For this blog, we showcased the use of EXTERNAL_TABLE with Parquet, CSV, and CSV.GZ files, and TABLE with Parquet, JSON, JSON.GZ, XLSX, CSV, and CSV.GZ formats.

import io
import json
import os
import requests
    
def handler(ctx, data: io.BytesIO = None):
    # COLLECT EMIT BUCKET TRIGGERED EVENT PAYLOAD
    event_payload = json.loads(data.getvalue().decode('utf-8'))
    object_name = event_payload.get("data", {}).get("resourceName", "")
    object_name = str(object_name).strip()
    
    # GATHER ENVIRONMENT DETAILS PERTAINING TO DATABASE
    db_user = os.getenv("DB_USER")
    db_password = os.getenv("DB_PASSWORD")
    db_url = os.getenv("DB_URL")
    storage_alias = os.getenv("STORAGE_ALIAS")
    
    # PREPARE A USABLE TABLE NAME
    table_name = ''.join(filter(str.isalnum, os.path.splitext(os.path.splitext(object_name)[0])[0])).upper()
    
    # DATA STUDIO API SURVEY PREPARATION
    survey_payload = {
        "data_loads": [
            {
                "storage_link_name": storage_alias,
                "objects": [{"object_name": object_name}],
                "table_name": table_name,
#                "target_type": "EXTERNAL_TABLE"
                "target_type": "TABLE"
            }
        ]
    }
    
    # COLLECT SURVEY RESPONSE TO BE USED TO CREATE DATA LOAD JOB
    # THIS API GETS THE FORMAT, COLUMN LIST AND FIELD LIST IN JSON FORMAT
    # ALTHOUGH NOT COVERED HERE, PLEASE LOOK AT SURVEY CAPABILITIES
    survey_response = requests.post(
        f"{db_url}/ords/{db_user}/_/db-api/latest/data-tools/surveys/",
        json=survey_payload,
        auth=(db_user, db_password),
        headers={"accept": "application/json", "Content-Type": "application/json"} )
     
    data_survey = survey_response.json()
    
    # THIS CREATES THE DATA LOAD JOB USING DATA SURVEY
    requests.post(
        f"{db_url}/ords/{db_user}/_/db-api/latest/data-tools/data-loads/",
        json=data_survey,
        auth=(db_user, db_password),
        headers={"accept": "application/json", "Content-Type": "application/json"} )

4) Create an Events Rule

In Oracle Cloud Console Navigation Menu, go to Observability & Management, then click Rules.

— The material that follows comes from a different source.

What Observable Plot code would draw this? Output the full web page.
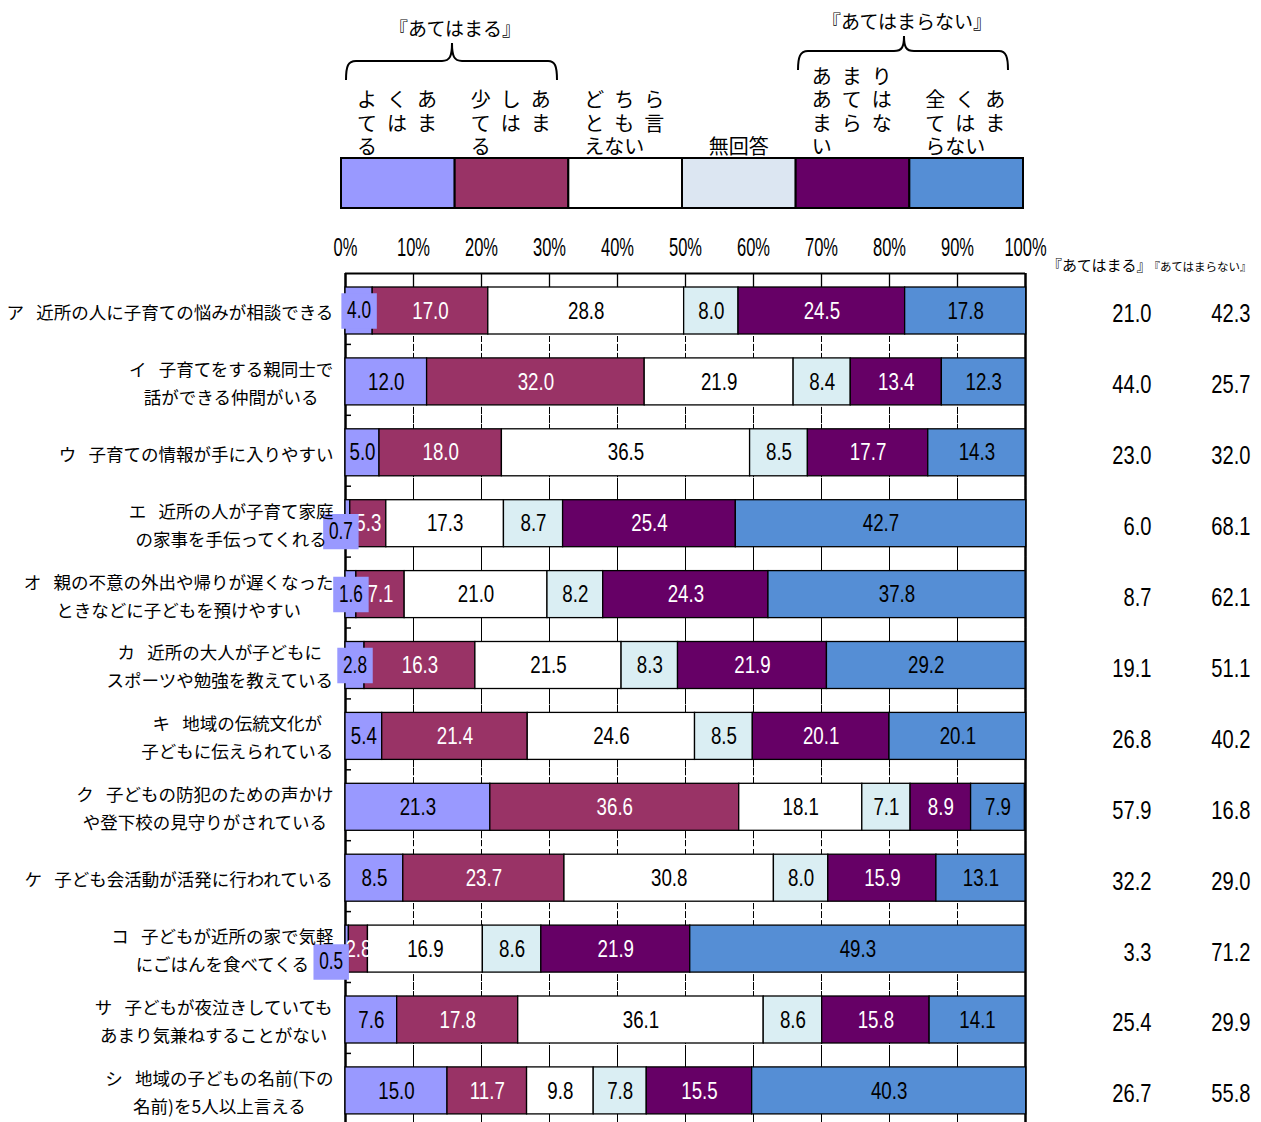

The purpose of this step is to link the object being added to the bucket with the function that creates the table. 

Create Events Rule

Here’s the fun part!

Upload Something to your OCI Bucket

While you’re in the Bucket Details page, please scroll down to Object. Please Upload a small file for testing.

We uploaded a couple CSV files from the Sales History (SH) schema and one Parquet file from Human Resource (HR) to our bucket.

Upload Files to OCI Bucket

Here’s the result you’ll see!

SQL Developer

SQL Developer listing

Data Studio

Data Studion listing

 

Summary

As demonstrated, once the files were uploaded, the corresponding tables were automatically created and are now accessible from your ADB-S instance without the need for manual intervention.

So now it’s time to empower your team with these fully query-ready data buckets!